Requirement:
Pull every line containing the word "React" from the records.

(Collection entries)

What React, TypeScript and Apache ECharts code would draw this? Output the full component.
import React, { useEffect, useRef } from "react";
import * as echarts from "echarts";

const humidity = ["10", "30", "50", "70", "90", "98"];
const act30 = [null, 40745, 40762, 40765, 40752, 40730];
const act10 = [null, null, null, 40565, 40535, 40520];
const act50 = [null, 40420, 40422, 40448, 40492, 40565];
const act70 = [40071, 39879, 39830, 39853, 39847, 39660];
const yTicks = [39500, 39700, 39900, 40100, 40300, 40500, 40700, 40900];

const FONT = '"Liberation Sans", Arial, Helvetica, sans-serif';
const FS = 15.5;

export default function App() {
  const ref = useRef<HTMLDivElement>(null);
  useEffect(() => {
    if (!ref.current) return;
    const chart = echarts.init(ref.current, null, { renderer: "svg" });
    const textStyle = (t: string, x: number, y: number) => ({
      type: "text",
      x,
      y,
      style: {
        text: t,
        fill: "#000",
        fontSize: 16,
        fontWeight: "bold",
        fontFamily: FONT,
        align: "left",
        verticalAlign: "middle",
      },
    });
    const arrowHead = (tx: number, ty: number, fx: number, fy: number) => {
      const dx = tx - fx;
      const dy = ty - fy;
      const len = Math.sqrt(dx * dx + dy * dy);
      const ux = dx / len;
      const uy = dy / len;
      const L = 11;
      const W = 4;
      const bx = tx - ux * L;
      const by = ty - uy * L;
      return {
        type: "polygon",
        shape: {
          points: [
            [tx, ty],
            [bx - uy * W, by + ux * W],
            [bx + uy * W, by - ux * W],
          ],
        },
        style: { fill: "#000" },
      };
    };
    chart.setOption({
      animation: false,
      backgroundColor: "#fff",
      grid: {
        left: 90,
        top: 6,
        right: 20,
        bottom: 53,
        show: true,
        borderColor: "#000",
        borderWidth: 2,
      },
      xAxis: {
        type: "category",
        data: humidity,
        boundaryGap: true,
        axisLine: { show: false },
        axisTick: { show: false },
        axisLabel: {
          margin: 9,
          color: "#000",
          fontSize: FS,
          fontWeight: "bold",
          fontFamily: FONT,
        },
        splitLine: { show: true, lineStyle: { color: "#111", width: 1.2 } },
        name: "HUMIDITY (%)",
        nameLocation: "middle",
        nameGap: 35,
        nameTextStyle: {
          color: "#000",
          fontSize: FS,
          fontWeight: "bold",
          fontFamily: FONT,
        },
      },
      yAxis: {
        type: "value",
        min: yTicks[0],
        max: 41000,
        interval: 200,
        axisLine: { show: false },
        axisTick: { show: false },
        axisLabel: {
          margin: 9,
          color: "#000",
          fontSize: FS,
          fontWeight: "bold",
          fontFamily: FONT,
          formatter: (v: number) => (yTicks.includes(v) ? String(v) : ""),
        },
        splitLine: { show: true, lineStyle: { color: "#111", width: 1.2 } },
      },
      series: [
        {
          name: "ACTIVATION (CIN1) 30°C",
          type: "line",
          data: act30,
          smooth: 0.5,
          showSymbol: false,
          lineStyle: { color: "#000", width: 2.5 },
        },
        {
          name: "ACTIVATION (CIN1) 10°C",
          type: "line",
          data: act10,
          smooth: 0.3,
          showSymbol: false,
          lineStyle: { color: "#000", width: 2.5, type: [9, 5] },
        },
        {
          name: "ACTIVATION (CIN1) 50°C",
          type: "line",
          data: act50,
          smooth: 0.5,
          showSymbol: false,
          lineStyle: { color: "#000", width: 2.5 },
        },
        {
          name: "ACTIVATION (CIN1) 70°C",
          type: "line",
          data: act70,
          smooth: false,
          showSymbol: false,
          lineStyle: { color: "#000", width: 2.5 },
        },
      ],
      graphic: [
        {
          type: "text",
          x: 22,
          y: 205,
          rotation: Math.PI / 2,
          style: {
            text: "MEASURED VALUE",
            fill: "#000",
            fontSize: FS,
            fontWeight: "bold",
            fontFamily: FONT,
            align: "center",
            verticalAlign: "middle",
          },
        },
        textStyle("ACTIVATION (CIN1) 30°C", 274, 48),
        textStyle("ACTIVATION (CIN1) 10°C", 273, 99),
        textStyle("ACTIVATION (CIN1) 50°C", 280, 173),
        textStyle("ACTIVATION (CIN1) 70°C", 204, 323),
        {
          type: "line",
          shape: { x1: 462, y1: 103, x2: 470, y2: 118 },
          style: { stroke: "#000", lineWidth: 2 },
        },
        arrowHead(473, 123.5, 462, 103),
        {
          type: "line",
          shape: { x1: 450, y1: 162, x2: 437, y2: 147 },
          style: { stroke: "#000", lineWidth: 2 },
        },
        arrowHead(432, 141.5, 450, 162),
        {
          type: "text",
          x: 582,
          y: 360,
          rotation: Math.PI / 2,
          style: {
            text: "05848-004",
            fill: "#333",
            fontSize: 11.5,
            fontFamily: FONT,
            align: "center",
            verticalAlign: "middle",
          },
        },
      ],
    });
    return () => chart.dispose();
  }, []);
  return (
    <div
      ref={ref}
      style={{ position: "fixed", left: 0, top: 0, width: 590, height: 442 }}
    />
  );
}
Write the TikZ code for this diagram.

Result for this task:
What React, TypeScript and Apache ECharts code would draw this? Output the full component.
import React, { useEffect, useRef } from "react";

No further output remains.